The mid orange is good I think. I am a little concerned that the palest orange is actually nigh-on indistinguishable from yellow. The green is a beautiful colour, but I think still too blue.

Here is the new pale orange with the other colours it will be with in the sequence (the new colour is in the middle).


And here are the mid oranges. Again the new colour is in the middle.


Here is the new green on the right along with the last green I attempted on the left, which is 400ml of 1% stock solution of Kemtex acid dye in green, and which as you can see is a very bluey green. Then at the bottom is Jacquard Emerald Green, which is a lovely colour, but I had trouble with it being a bit blotchy. The Kemtex does dye very evenly and exhausts very well (which is very satisfying 🙂 ). The new green is 300ml of green and 100ml of yellow. For my next trick I think I shall try 200ml of green and 200ml of yellow.


Just for fun, here is the sequence of colours laid out on our dining table. As you can tell we don’t eat on the table often 🙂


I think I shall have another go at dyeing a pale orange since I think that step is still a bit big. I think the mid orange is ok, and I shall try to get a slightly yellower green.

While I had the dyes out I had a go at semi-solid dyeing my Dorset/BFL sock yarn I spun during the Tour de Fleece. I did this using a variation on the dyeing in a bag method Fiona showed us at her workshop. Her method was a cold dyeing method, but it adapted easily enough for hot dyeing. Boil in the bag yarn! I put the dye and the yarn in the bag and squished around, then left for about an hour and then steamed it as usual.

There was 250g altogether of yarn which I think was a bit much for my bag. I couldn’t mash the yarn round as much as I would like, so some of the skeins are more evenly dyed than others. The two smaller skeins dyed much more evenly, with the biggest skein being the most mottled. I like the effect though.


It was also interesting to see how the Dorset took the dye in comparison to the BFL. As you can see from this picture, the Dorset has taken the dye a bit (both the grey and the white) but not nearly as strongly as the BFL.


I am looking forward to knitting this up and seeing how it comes out.

Le Tour de Fleece: Day Seven

The cyclists did their biggest climb so far this tour, into Andorra, and I have crested my own little summit with my spinning.

I have finished my first full  bobbin of the tour. Yes, the grey Dorset is finally finished! Only two bobbins of the white to go and then I can ply it and see what it will be like as yarn.


In honour of the occaision I have been playing at making mosaics with Picasa 3. So here is a recap of my progress on this yarn on the tour.


And another, because if a thing is worth doing, it is worth overdoing.


I ran my foot over with our side gate shortly after taking these photos while having a quick tidy up outside. It is a nice substantial gate. I am hopping around now (well not right now, since even with the laptop I can’t type and hop at the same time). I shall go and bathe it and anoint it in a minute.

I have been managing to do a spot of knitting in between all the spinning. I have finally finished my latest test sample for my current City and Guilds project.
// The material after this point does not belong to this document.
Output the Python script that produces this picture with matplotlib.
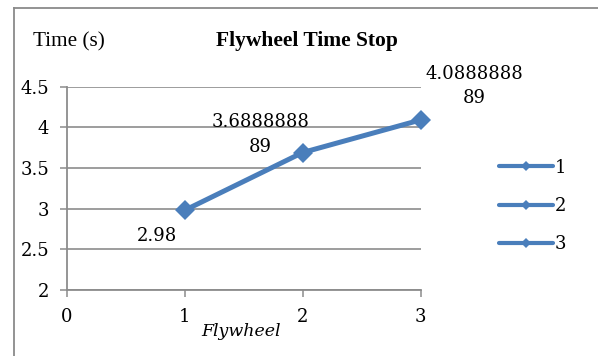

I was test driving how the colours work, and also testing 6 possible patterns, of which I will probably use 3. This is the project I have been dyeing all the colours for.

This is it in its unblocked, straight off the needles state.
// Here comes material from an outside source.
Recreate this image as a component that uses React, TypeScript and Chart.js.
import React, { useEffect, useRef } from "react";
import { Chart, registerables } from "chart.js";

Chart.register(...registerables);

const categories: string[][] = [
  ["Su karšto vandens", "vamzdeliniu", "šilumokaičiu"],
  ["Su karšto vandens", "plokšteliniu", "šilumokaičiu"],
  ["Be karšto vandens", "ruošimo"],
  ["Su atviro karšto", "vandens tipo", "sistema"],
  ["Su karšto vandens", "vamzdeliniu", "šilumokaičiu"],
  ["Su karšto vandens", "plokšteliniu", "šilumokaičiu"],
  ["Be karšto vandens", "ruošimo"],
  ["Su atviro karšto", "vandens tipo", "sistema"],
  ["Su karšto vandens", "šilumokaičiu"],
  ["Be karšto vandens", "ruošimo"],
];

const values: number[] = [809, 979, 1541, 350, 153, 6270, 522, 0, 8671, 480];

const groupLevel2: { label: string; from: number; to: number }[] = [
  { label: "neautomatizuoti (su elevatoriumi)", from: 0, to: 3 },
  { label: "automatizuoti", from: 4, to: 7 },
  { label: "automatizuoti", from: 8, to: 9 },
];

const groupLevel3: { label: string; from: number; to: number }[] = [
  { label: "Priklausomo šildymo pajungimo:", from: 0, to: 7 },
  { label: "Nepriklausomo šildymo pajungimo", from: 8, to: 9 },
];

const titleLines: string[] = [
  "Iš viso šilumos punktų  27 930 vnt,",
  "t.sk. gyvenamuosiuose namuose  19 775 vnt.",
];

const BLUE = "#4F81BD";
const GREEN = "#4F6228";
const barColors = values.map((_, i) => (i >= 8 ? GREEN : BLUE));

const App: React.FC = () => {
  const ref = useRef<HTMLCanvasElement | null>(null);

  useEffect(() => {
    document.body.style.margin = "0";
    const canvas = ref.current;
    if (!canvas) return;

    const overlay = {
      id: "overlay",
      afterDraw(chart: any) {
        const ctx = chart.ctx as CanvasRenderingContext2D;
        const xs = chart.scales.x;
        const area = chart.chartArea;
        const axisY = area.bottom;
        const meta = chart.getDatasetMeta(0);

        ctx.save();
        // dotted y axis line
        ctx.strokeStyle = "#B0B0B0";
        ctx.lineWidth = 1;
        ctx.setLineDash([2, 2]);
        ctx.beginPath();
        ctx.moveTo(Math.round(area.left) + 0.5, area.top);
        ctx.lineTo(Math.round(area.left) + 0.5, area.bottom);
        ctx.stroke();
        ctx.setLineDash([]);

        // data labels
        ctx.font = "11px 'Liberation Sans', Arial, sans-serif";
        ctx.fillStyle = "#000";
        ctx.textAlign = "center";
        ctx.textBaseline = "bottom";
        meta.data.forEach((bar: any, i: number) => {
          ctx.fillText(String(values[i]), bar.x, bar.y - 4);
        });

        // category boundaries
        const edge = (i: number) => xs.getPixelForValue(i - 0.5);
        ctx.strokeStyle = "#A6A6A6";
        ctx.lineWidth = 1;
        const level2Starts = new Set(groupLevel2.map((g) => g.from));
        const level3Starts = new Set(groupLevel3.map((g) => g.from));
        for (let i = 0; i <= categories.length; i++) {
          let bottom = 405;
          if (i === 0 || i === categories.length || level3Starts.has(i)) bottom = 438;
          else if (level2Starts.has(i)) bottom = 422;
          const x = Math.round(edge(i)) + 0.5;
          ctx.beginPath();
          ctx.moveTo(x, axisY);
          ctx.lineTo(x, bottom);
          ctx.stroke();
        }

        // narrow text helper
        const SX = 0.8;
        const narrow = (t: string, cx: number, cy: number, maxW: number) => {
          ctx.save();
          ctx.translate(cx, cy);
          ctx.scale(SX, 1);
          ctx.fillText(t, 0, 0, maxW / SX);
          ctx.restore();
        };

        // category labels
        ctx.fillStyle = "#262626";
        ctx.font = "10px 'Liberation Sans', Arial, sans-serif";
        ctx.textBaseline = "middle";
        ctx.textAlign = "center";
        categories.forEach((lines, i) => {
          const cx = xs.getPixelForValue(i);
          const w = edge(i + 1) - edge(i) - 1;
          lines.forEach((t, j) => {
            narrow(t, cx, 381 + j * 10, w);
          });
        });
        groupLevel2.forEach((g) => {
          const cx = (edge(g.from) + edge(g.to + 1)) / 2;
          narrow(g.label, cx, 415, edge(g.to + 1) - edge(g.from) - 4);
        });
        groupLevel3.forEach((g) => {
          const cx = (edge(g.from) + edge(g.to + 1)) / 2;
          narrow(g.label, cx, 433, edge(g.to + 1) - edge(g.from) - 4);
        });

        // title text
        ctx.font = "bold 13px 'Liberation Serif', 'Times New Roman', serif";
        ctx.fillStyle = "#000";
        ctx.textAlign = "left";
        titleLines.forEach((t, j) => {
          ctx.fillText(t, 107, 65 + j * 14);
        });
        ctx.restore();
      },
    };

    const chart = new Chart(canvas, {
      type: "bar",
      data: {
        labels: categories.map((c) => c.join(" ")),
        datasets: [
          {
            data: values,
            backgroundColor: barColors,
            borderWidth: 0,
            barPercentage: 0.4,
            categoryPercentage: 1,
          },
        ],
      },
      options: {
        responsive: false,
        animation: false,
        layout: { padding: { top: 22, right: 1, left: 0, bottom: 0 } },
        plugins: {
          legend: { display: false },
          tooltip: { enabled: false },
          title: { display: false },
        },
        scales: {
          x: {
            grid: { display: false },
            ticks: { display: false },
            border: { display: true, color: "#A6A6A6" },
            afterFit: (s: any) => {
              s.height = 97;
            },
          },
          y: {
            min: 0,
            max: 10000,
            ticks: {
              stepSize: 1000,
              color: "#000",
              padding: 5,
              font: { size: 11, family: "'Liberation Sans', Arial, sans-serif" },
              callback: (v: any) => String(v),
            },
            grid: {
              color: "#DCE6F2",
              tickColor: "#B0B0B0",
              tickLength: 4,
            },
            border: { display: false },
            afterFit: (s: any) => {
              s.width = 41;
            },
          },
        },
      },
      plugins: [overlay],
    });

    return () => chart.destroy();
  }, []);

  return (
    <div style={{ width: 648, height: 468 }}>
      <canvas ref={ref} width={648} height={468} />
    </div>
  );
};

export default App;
These are the most likely 3 patterns.


And these are the three probably rejects.


As you can see the edging at the bottom edge is too loose. I think the top edge is better but now probably a bit tight. I am reserving final judgement until after it has been washed. The top edging is worked on smaller needles, which I think works well, but I think I decreased too many stitches.

I also think I need to introduce another couple of intermediate colours. Another medium orange about half way up to ease the transition from red to orange, and a very pale orange just before the yellow. It is coming along though, and I am looking forward to being able to measure the tension after it has been washed and start plotting out the final design.